The median hospitalization time after surgery was 14 days. Postoperative complications were observed in only 6 patients: 3 patients had grade B postoperative liver failure (PHLF) according to the definition of the International Study Group of Liver Surgery (ISGLS),4 1 patient had a grade 3 deep incisional surgical site infection (SSI), and 2 patients had a grade 3 organ/space SSI according to the Clavien-Dindo classification (Table 1).5,6
There have recently been increasing reports on laparoscopic hepatic resection. The advantage of laparoscopic surgery is the small size of the surgical wound. The estimation of the physiologic ability and surgical stress (E-PASS) is known as an evaluation index of surgical stress in gastroenterologic medicine. It has been used to define a thoracoscopic wound, a laparoscopic wound alone, or a wound of 10 cm or less as requiring low-invasive surgery.7 Laparoscopy is also commonly understood to be a low-invasive surgery because of the decreased destruction of the abdominal wall compared with laparotomy. Hepatic resection, even when performed using a laparoscope, requires the use of laparotomy (to a certain extent) to remove the entire lesion because the resected tissues are large and hard.

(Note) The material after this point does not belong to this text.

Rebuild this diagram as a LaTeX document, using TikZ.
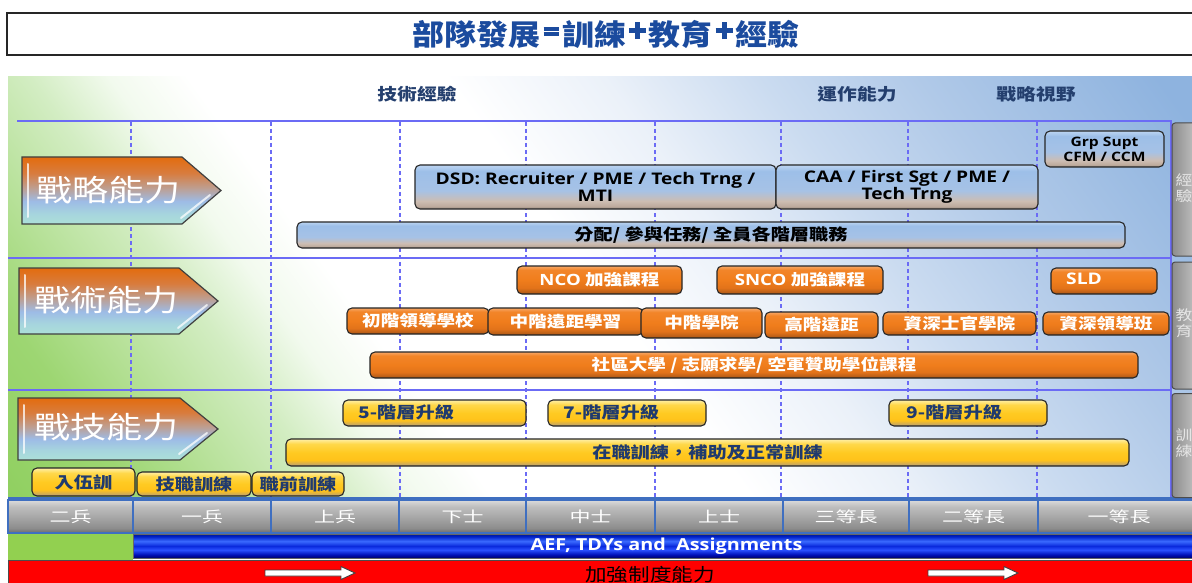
\documentclass[tikz,border=0pt]{standalone}
\usepackage{fontspec}
\setmainfont{Noto Sans CJK TC}[FakeStretch=1.2]
\newfontfamily\titlefont{Noto Sans CJK TC}[FakeStretch=1.1]
\newfontfamily\lat{Open Sans}[FakeStretch=1.2]
\newfontfamily\rankfont{Noto Sans CJK TC}[FakeStretch=1.4]
\newcommand\fsz[2]{\fontsize{#1}{#2}\selectfont}
\newcommand\teq{\kern3.5pt\rlap{\raisebox{15pt}{\rule{15pt}{4pt}}}\raisebox{10pt}{\rule{15pt}{4pt}}\kern3.5pt}
\newcommand\tplus{\kern3pt\rlap{\raisebox{12.5pt}{\rule{17pt}{5pt}}}\kern6pt\raisebox{6.5pt}{\rule{5pt}{17pt}}\kern6pt\kern3pt}

\definecolor{titleblue}{HTML}{1B4B9E}
\definecolor{hdrblue}{HTML}{243F6E}
\definecolor{gridblue}{HTML}{6B6BF5}
\definecolor{txtblue}{HTML}{1F3A6E}
\definecolor{bgG1}{HTML}{8FCF5F}
\definecolor{bgG2}{HTML}{9DD672}
\definecolor{bgG3}{HTML}{D3EDC3}
\definecolor{bgG4}{HTML}{F2FAEE}
\definecolor{bgB1}{HTML}{EBF1F9}
\definecolor{bgB2}{HTML}{CADBF0}
\definecolor{bgB3}{HTML}{B0C9E8}
\definecolor{bgB4}{HTML}{8EB3DF}
\definecolor{bB0}{HTML}{8A7F78}
\definecolor{bB1}{HTML}{BDAA9C}
\definecolor{bB2}{HTML}{CDBDB2}
\definecolor{bB3}{HTML}{A6C2E6}
\definecolor{bB4}{HTML}{9DBFE8}
\definecolor{bB5}{HTML}{BDD5F2}
\definecolor{oB0}{HTML}{7A4010}
\definecolor{oB1}{HTML}{B85E18}
\definecolor{oB2}{HTML}{E2731A}
\definecolor{oB3}{HTML}{F07D1C}
\definecolor{oB4}{HTML}{F28529}
\definecolor{oB5}{HTML}{F7A868}
\definecolor{yB0}{HTML}{8E7E5C}
\definecolor{yB1}{HTML}{C8A860}
\definecolor{yB2}{HTML}{FFC21A}
\definecolor{yB3}{HTML}{FFCA22}
\definecolor{yB4}{HTML}{FFD84A}
\definecolor{yB5}{HTML}{FFF0A8}
\definecolor{cB0}{HTML}{ACE0D8}
\definecolor{cB1}{HTML}{A6D4DE}
\definecolor{cB2}{HTML}{9DBBE6}
\definecolor{cB3}{HTML}{BE9E90}
\definecolor{cB4}{HTML}{D87C3E}
\definecolor{cB5}{HTML}{E36C0E}
\definecolor{gR0}{HTML}{6A6A6A}
\definecolor{gR1}{HTML}{8C8C8C}
\definecolor{gR2}{HTML}{A8A8A8}
\definecolor{gR3}{HTML}{BEBEBE}
\definecolor{gR4}{HTML}{DCDCDC}
\definecolor{aB0}{HTML}{00006A}
\definecolor{aB1}{HTML}{0010B8}
\definecolor{aB2}{HTML}{2A50FF}
\definecolor{aB3}{HTML}{0A2ADD}
\definecolor{aB4}{HTML}{3A6AFF}
\definecolor{aB5}{HTML}{0020C8}
\definecolor{aB6}{HTML}{001890}
\definecolor{grn}{HTML}{92D050}
\definecolor{cellline}{HTML}{3F6FC0}

\pgfdeclarehorizontalshading{bgshade}{100bp}{color(0bp)=(bgG1); color(31bp)=(bgG1); color(34.5bp)=(bgG2); color(39.5bp)=(bgG3); color(41.5bp)=(bgG4); color(43.5bp)=(white); color(50bp)=(white); color(54bp)=(bgB1); color(58bp)=(bgB2); color(62bp)=(bgB3); color(68bp)=(bgB4); color(100bp)=(bgB4)}
\pgfdeclareverticalshading{blueshade}{100bp}{color(0bp)=(bB0); color(25bp)=(bB0); color(28bp)=(bB1); color(34bp)=(bB2); color(46bp)=(bB3); color(68bp)=(bB4); color(75bp)=(bB5); color(100bp)=(bB5)}
\pgfdeclareverticalshading{orangeshade}{100bp}{color(0bp)=(oB0); color(25bp)=(oB0); color(28bp)=(oB1); color(36bp)=(oB2); color(50bp)=(oB3); color(68bp)=(oB4); color(75bp)=(oB5); color(100bp)=(oB5)}
\pgfdeclareverticalshading{yellowshade}{100bp}{color(0bp)=(yB0); color(25bp)=(yB0); color(28bp)=(yB1); color(36bp)=(yB2); color(50bp)=(yB3); color(66bp)=(yB4); color(75bp)=(yB5); color(100bp)=(yB5)}
\pgfdeclareverticalshading{chevshade}{100bp}{color(0bp)=(cB0); color(25bp)=(cB0); color(33bp)=(cB1); color(42bp)=(cB2); color(52bp)=(cB3); color(63bp)=(cB4); color(75bp)=(cB5); color(100bp)=(cB5)}
\pgfdeclareverticalshading{grayshade}{100bp}{color(0bp)=(gR0); color(25bp)=(gR0); color(32bp)=(gR1); color(50bp)=(gR2); color(65bp)=(gR3); color(75bp)=(gR4); color(100bp)=(gR4)}
\pgfdeclareverticalshading{aefshade}{100bp}{color(0bp)=(aB0); color(25bp)=(aB0); color(32bp)=(aB1); color(42bp)=(aB2); color(50bp)=(aB3); color(60bp)=(aB4); color(70bp)=(aB5); color(75bp)=(aB6); color(100bp)=(aB6)}

\newcommand\mybox[7]{%
  \pgfmathsetmacro\mbw{#5-#3}\pgfmathsetmacro\mbh{#6-#4}%
  \pgfmathsetmacro\mbx{(#3+#5)/2}\pgfmathsetmacro\mby{(#4+#6)/2}%
  \node[#2, minimum width=\mbw pt, minimum height=\mbh pt] (#1) at (\mbx,\mby) {#7};}

\tikzset{
  pill/.style={draw=black!85, line width=1.1pt, rounded corners=5pt, inner sep=0pt, shade},
  pillB/.style={pill, shading=blueshade, text=black, align=center, font=\lat\bfseries\fsz{16}{13}},
  pillO/.style={pill, shading=orangeshade, text=white, font=\bfseries\fsz{15.5}{16}},
  pillY/.style={pill, shading=yellowshade, text=txtblue, font=\bfseries\fsz{16}{16}},
  ytext/.style={text=txtblue, font=\bfseries\fsz{16}{16}, inner sep=0pt, anchor=west},
  otext/.style={text=white, font=\lat\bfseries\fsz{16}{16}, inner sep=0pt},
  chev/.style={draw=black!75, line width=1.2pt, shade, shading=chevshade},
  chevtext/.style={text=white, font=\fsz{30}{30}, inner sep=0pt, anchor=west},
  gloss/.style={white, opacity=.75, line width=2pt, line cap=round},
  hdr/.style={text=hdrblue, font=\bfseries\fsz{16.5}{17}, inner sep=0pt},
  gridd/.style={gridblue, line width=1.1pt, dash pattern=on 4pt off 3pt},
  grids/.style={gridblue, line width=2pt},
  gstrip/.style={draw=black!70, line width=1pt, rounded corners=3pt, left color=black!45, right color=black!15, inner sep=0pt},
  striptext/.style={text=black!10, align=center, font=\fsz{14}{16}, inner sep=0pt},
  rankc/.style={draw=cellline, line width=1.2pt, shade, shading=grayshade, text=white, font=\rankfont\fsz{15}{15}, inner sep=0pt},
  aefbar/.style={draw=black!60, line width=.8pt, shade, shading=aefshade, text=white, font=\lat\bfseries\fsz{16.5}{17}, inner sep=0pt},
  redbar/.style={draw=black!70, line width=1pt, fill=red, inner sep=0pt},
  warrowp/.style={draw=black!75, line width=.9pt, fill=white, line join=miter}
}

\begin{document}
\begin{tikzpicture}[x=1pt, y=-1pt]
\useasboundingbox (0,0) rectangle (1192,583);
\fill[white] (0,0) rectangle (1192,583);

% title
\draw[black!85, line width=2pt] (7,13) rectangle (1210,55);
\node[text=titleblue, font=\titlefont\bfseries\fsz{29}{29}, inner sep=0pt] (title) at (606,34.5) {部隊發展\teq 訓練\tplus 教育\tplus 經驗};

% background panel
\begin{scope}
  \clip (8,77) rectangle (1192,498);
  \shade[shading=bgshade, transform canvas={rotate around={36:(600,290)}}] (-200,-510) rectangle (1400,1090);
\end{scope}

% grid
\foreach \x in {131,271,400,526,655,781,908,1037}
  \draw[gridd] (\x,122) -- (\x,497);
\draw[grids] (17,121) -- (1172,121);
\draw[grids] (8,258) -- (1172,258);
\draw[grids] (8,390) -- (1172,390);
\draw[grids] (1171,121) -- (1171,497);
\draw[cellline, line width=1.5pt] (8,498) -- (1192,498);

% right gray strips
\node[gstrip, minimum width=34pt, minimum height=133pt] (gs1) at (1189,189.5) {};
\node[striptext] (gs1t) at (1184,188) {經\\驗};
\node[gstrip, minimum width=34pt, minimum height=127pt] (gs2) at (1189,325.5) {};
\node[striptext] (gs2t) at (1184,323) {教\\育};
\node[gstrip, minimum width=34pt, minimum height=104pt] (gs3) at (1189,445.5) {};
\node[striptext] (gs3t) at (1184,443) {訓\\練};

% header labels
\node[hdr] (h1) at (417,94) {技術經驗};
\node[hdr] (h2) at (857,94) {運作能力};
\node[hdr] (h3) at (1036,94) {戰略視野};

% chevrons
\draw[chev] (22,157) -- (182,157) -- (221,190.5) -- (182,224) -- (22,224) -- cycle;
\draw[gloss] (28,164) -- (28,217);
\draw[gloss] (181,218) -- (210,195);
\node[chevtext] (c1) at (36,190) {戰略能力};

\draw[chev] (19,268) -- (179,268) -- (218,301) -- (179,334) -- (19,334) -- cycle;
\draw[gloss] (25,275) -- (25,327);
\draw[gloss] (178,328) -- (207,305);
\node[chevtext] (c2) at (34,300) {戰術能力};

\draw[chev] (18,398) -- (180,398) -- (218,429) -- (180,460) -- (18,460) -- cycle;
\draw[gloss] (24,405) -- (24,453);
\draw[gloss] (179,454) -- (207,433);
\node[chevtext] (c3) at (34,427) {戰技能力};

% row 1 boxes
\mybox{dsd}{pillB}{415}{165}{776}{209}{DSD: Recruiter / PME / Tech Trng /\\MTI}
\mybox{caa}{pillB}{776}{165}{1038}{209}{CAA / First Sgt / PME /\\Tech Trng}
\mybox{grp}{pillB, font=\lat\bfseries\fsz{13}{15}}{1045}{131}{1164}{167}{Grp Supt\\CFM / CCM}
\mybox{fp}{pillB, font=\bfseries\fsz{16}{16}}{297}{222}{1125}{248}{分配/ 參與任務/ 全員各階層職務}

% row 2 boxes
\mybox{nco}{pillO}{517}{266}{682}{294}{{\lat NCO} 加強課程}
\mybox{snco}{pillO}{717}{266}{883}{294}{{\lat SNCO} 加強課程}
\mybox{sld}{pillO}{1051}{268}{1157}{294}{}
\node[otext] (sldt) at (1084,279) {SLD};
\mybox{b1}{pillO}{347}{308}{489}{334}{初階領導學校}
\mybox{b2}{pillO}{488}{308}{643}{335}{中階遠距學習}
\mybox{b3}{pillO}{641}{308}{762}{338}{中階學院}
\mybox{b4}{pillO}{765}{312}{878}{338}{高階遠距}
\mybox{b5}{pillO}{883}{312}{1036}{335}{資深士官學院}
\mybox{b6}{pillO}{1043}{312}{1169}{335}{資深領導班}
\mybox{cc}{pillO}{370}{352}{1138}{378}{社區大學 / 志願求學/ 空軍贊助學位課程}

% row 3 boxes
\mybox{u5}{pillY}{343}{400}{526}{426}{}
\node[ytext] (u5t) at (358,412) {5-階層升級};
\mybox{u7}{pillY}{548}{400}{706}{426}{}
\node[ytext] (u7t) at (563,412) {7-階層升級};
\mybox{u9}{pillY}{889}{400}{1047}{426}{}
\node[ytext] (u9t) at (906,412) {9-階層升級};
\mybox{ojt}{pillY}{286}{439}{1129}{466}{在職訓練，補助及正常訓練}
\mybox{ru}{pillY}{32}{468}{135}{496}{入伍訓}
\mybox{jz}{pillY}{137}{472}{251}{496}{技職訓練}
\mybox{zq}{pillY}{252}{472}{344}{496}{職前訓練}

% rank bar
\foreach \a/\b/\t/\n in {8/133/二兵/r1, 133/271/一兵/r2, 271/399/上兵/r3, 399/526/下士/r4, 526/655/中士/r5, 655/783/上士/r6, 783/909/三等長/r7, 909/1038/二等長/r8, 1038/1200/一等長/r9}
  {\mybox{\n}{rankc}{\a}{500}{\b}{533}{\t}}

% AEF bar and green box
\mybox{grnbox}{fill=grn, inner sep=0pt}{8}{534}{133}{560}{}
\mybox{aef}{aefbar}{133}{534}{1200}{558}{AEF, TDYs and\ \ Assignments}

% red bar
\mybox{redb}{redbar}{8}{560}{1200}{596}{}
\node[text=black, font=\fsz{18}{18}, inner sep=0pt] (redt) at (650,575) {加強制度能力};
\draw[warrowp] (265,570) -- (341,570) -- (341,566.5) -- (355,573) -- (341,579.5) -- (341,576) -- (265,576) -- cycle;
\draw[warrowp] (928,570) -- (1004,570) -- (1004,566.5) -- (1018,573) -- (1004,579.5) -- (1004,576) -- (928,576) -- cycle;
\end{tikzpicture}
\end{document}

Considering the aforementioned factors, we performed a small laparotomy relatively early in the operation without hesitation. It is generally called a hybrid method to perform mobilization of the liver laparoscopically before performing a small laparotomy.8 This mini-open method can be considered a type of hybrid method, in which minimal surgery is combined with open liver resection, but it is distinguishable from others in that, during surgery, most processes are performed through the small initial incision site.

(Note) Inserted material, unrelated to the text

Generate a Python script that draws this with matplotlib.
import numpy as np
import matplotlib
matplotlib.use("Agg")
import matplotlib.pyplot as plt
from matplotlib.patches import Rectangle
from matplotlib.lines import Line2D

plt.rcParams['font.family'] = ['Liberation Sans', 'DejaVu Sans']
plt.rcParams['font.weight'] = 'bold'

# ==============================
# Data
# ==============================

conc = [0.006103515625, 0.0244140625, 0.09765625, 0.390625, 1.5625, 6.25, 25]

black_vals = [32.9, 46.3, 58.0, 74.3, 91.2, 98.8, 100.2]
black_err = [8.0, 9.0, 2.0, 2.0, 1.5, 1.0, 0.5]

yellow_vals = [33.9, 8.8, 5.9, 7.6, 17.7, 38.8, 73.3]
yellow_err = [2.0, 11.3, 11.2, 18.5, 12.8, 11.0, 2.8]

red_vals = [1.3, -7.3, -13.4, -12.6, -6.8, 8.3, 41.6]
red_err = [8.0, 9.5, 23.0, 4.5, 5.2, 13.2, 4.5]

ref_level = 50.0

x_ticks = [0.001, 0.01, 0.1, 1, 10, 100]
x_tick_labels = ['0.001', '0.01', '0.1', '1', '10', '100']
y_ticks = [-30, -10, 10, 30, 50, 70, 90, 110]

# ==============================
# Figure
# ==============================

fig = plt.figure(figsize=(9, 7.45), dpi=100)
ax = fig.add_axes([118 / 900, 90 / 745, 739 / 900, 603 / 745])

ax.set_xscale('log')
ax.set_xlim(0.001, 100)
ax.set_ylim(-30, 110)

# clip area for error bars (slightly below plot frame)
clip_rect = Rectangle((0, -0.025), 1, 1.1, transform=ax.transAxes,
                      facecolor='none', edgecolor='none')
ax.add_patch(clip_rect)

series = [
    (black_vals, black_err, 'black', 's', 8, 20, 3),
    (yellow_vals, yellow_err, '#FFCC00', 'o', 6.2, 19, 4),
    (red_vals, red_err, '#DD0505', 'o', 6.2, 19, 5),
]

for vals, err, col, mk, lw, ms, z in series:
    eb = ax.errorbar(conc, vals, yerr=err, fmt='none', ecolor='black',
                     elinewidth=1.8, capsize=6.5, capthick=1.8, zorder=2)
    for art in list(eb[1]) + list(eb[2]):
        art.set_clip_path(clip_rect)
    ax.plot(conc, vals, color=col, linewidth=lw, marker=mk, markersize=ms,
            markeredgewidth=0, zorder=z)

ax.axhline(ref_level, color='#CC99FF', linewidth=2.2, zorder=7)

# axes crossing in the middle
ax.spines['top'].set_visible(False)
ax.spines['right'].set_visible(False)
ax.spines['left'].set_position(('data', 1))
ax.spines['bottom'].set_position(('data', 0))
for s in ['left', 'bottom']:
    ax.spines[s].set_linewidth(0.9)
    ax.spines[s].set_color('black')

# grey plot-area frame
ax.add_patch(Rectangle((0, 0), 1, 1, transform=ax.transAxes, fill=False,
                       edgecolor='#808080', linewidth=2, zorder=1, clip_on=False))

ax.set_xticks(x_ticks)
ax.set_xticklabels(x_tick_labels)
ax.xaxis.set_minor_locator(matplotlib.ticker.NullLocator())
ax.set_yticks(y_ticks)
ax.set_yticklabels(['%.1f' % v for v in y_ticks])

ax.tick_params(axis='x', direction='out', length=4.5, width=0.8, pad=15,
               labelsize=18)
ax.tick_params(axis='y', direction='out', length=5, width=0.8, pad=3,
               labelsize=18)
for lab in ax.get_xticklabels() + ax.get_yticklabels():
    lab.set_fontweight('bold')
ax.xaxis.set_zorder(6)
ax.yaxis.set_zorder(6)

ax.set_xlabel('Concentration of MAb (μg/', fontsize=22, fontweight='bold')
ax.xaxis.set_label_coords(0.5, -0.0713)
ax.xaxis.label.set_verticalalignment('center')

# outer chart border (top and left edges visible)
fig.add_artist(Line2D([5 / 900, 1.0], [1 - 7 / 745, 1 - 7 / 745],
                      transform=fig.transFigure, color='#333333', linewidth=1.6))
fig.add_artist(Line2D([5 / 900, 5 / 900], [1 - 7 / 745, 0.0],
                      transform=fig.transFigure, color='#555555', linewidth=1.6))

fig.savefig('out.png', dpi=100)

The detachment of the right or left triangular ligaments was the only procedure to be done under laparoscopy, whereas all the other surgical procedures were performed under direct vision. Another advantage was that the pneumoperitoneum was immediately formed using gloves covering the wound retractors. This meant that there was a reduction in the time needed for laparoscopy, resulting in no extension to the total surgery time.

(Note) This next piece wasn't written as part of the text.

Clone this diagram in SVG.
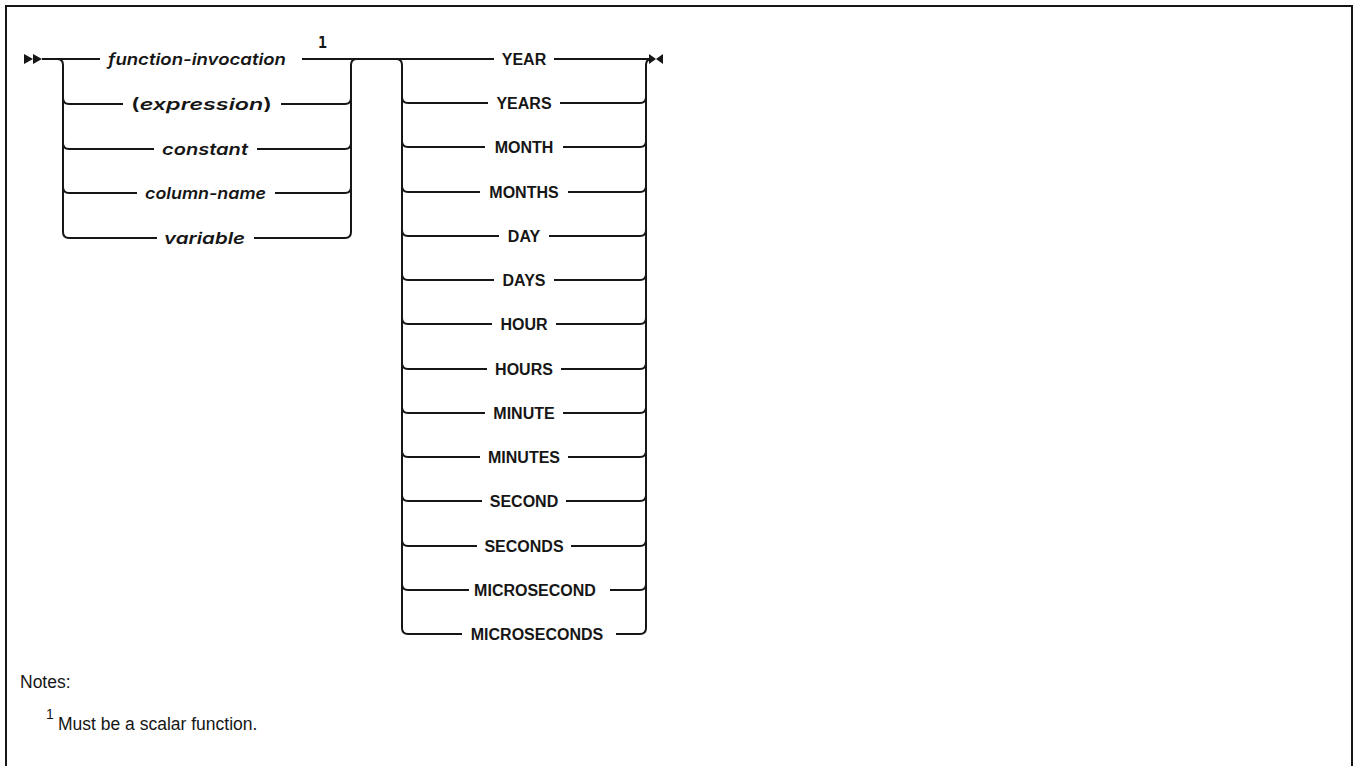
<svg xmlns="http://www.w3.org/2000/svg" width="1354" height="766" viewBox="0 0 1354 766">
<style>
.ln{fill:none;stroke:#161616;stroke-width:2}
.kw{font-family:"Liberation Sans",Arial,sans-serif;font-weight:bold;font-size:16px;fill:#161616;text-anchor:middle}
.var{font-family:Inter,"DejaVu Sans",sans-serif;font-weight:600;font-style:italic;font-size:16.5px;fill:#161616}
.note{font-family:"Liberation Sans",Arial,sans-serif;font-size:17.5px;fill:#161616}
.ar{fill:#161616}
</style>
<rect x="6" y="6" width="1346" height="800" fill="#fff" stroke="#161616" stroke-width="2"/>
<g id="connectors">
<polygon class="ar" points="24,54 33,59 24,64"/>
<polygon class="ar" points="33,54 42,59 33,64"/>
<path class="ln" d="M42 59 H100 M302 59 H494 M554 59 H649"/>
<path class="ln" d="M57 59 Q63 59 63 65 V232 Q63 238 69 238 M63 98 Q63 104 69 104 M63 143 Q63 149 69 149 M63 187 Q63 193 69 193"/>
<path class="ln" d="M357 59 Q351 59 351 65 V232 Q351 238 345 238 M345 104 Q351 104 351 98 M345 149 Q351 149 351 143 M345 193 Q351 193 351 187"/>
<path class="ln" d="M69 104 H123 M281 104 H345 M69 149 H154 M257 149 H345 M69 193 H137 M275 193 H345 M69 238 H157 M254 238 H345"/>
<path class="ln" d="M396 59 Q402 59 402 65 V628 Q402 634 408 634 M402 97 Q402 103 408 103 M402 141 Q402 147 408 147 M402 186 Q402 192 408 192 M402 230 Q402 236 408 236 M402 274 Q402 280 408 280 M402 318 Q402 324 408 324 M402 363 Q402 369 408 369 M402 407 Q402 413 408 413 M402 451 Q402 457 408 457 M402 495 Q402 501 408 501 M402 540 Q402 546 408 546 M402 584 Q402 590 408 590"/>
<path class="ln" d="M652 59 Q646 59 646 65 V628 Q646 634 640 634 M640 103 Q646 103 646 97 M640 147 Q646 147 646 141 M640 192 Q646 192 646 186 M640 236 Q646 236 646 230 M640 280 Q646 280 646 274 M640 324 Q646 324 646 318 M640 369 Q646 369 646 363 M640 413 Q646 413 646 407 M640 457 Q646 457 646 451 M640 501 Q646 501 646 495 M640 546 Q646 546 646 540 M640 590 Q646 590 646 584"/>
<path class="ln" d="M408 103 H488 M560 103 H640 M408 147 H485 M563 147 H640 M408 192 H480 M568 192 H640 M408 236 H499 M549 236 H640 M408 280 H494 M554 280 H640 M408 324 H492 M556 324 H640 M408 369 H487 M561 369 H640 M408 413 H485 M563 413 H640 M408 457 H480 M568 457 H640 M408 501 H482 M566 501 H640 M408 546 H477 M571 546 H640 M408 590 H469 M610 590 H640 M408 634 H462 M616 634 H640"/>
<polygon class="ar" points="649,54 656,59 649,64"/>
<polygon class="ar" points="663,54 656,59 663,64"/>
</g>
<g id="n-function-invocation"><text class="var" x="108" y="65" textLength="178" lengthAdjust="spacingAndGlyphs">function-invocation</text><text x="318" y="48" style="font-family:'DejaVu Sans Mono',monospace;font-weight:bold;font-size:15px;fill:#161616">1</text></g>
<g id="n-expression"><text class="var" x="131" y="110" textLength="141" lengthAdjust="spacingAndGlyphs"><tspan font-style="normal">(</tspan>expression<tspan font-style="normal">)</tspan></text></g>
<g id="n-constant"><text class="var" x="162" y="155" textLength="86" lengthAdjust="spacingAndGlyphs">constant</text></g>
<g id="n-column-name"><text class="var" x="145" y="199" textLength="121" lengthAdjust="spacingAndGlyphs">column-name</text></g>
<g id="n-variable"><text class="var" x="164" y="244" textLength="81" lengthAdjust="spacingAndGlyphs">variable</text></g>
<g id="n-YEAR"><text class="kw" x="524" y="65">YEAR</text></g>
<g id="n-YEARS"><text class="kw" x="524" y="109">YEARS</text></g>
<g id="n-MONTH"><text class="kw" x="524" y="153">MONTH</text></g>
<g id="n-MONTHS"><text class="kw" x="524" y="198">MONTHS</text></g>
<g id="n-DAY"><text class="kw" x="524" y="242">DAY</text></g>
<g id="n-DAYS"><text class="kw" x="524" y="286">DAYS</text></g>
<g id="n-HOUR"><text class="kw" x="524" y="330">HOUR</text></g>
<g id="n-HOURS"><text class="kw" x="524" y="375">HOURS</text></g>
<g id="n-MINUTE"><text class="kw" x="524" y="419">MINUTE</text></g>
<g id="n-MINUTES"><text class="kw" x="524" y="463">MINUTES</text></g>
<g id="n-SECOND"><text class="kw" x="524" y="507">SECOND</text></g>
<g id="n-SECONDS"><text class="kw" x="524" y="552">SECONDS</text></g>
<g id="n-MICROSECOND"><text class="kw" x="535" y="596">MICROSECOND</text></g>
<g id="n-MICROSECONDS"><text class="kw" x="537" y="640">MICROSECONDS</text></g>
<g id="notes">
<text class="note" x="20" y="688">Notes:</text>
<text class="note" x="46" y="719" style="font-size:14px">1</text>
<text class="note" x="58" y="730">Must be a scalar function.</text>
</g>
</svg>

Many cases have reported the usefulness of laparoscopic hepatic resection compared with normal laparotomy.9–15 A recent study described laparoscopic hepatic resection performed during donor liver transplantation.16 There have also been reports on laparoscopic hepatic resection performed on a patient with cirrhosis17 and single-incision laparoscopic hepatic resection.18 These examples illustrate the increasing use of laparoscopic hepatic resection. However, the use of only laparoscopic hepatic resection requires a longer operation time, and the safety of the procedure for anatomic resection has not yet been established.
To our knowledge, we were the first to describe the use of laparoscopic microwave coagulation therapy and laparoscopic hepatic resection.19,20 Based on these experiences, we continued with the approach of performing hepatectomy through a small laparotomy incision.
The current study has a limitation: the data were retrospectively collected from a single facility in a small number of patients. The feasibility of performing hepatectomy with total laparoscopic approach has been confirmed by many experiences. Therefore, this technique can be used as an option when total laparoscopic hepatectomy is difficult, for example, when the adhesion is severe or when the tumor is large and the field of view cannot be obtained.
In conclusion, mini-open hepatectomy is a useful option for total laparoscopic hepatectomy. It is important to acquire the technique of performing surgery from a small wound using the particular method when operation is difficult to achieve with a totally laparoscopy.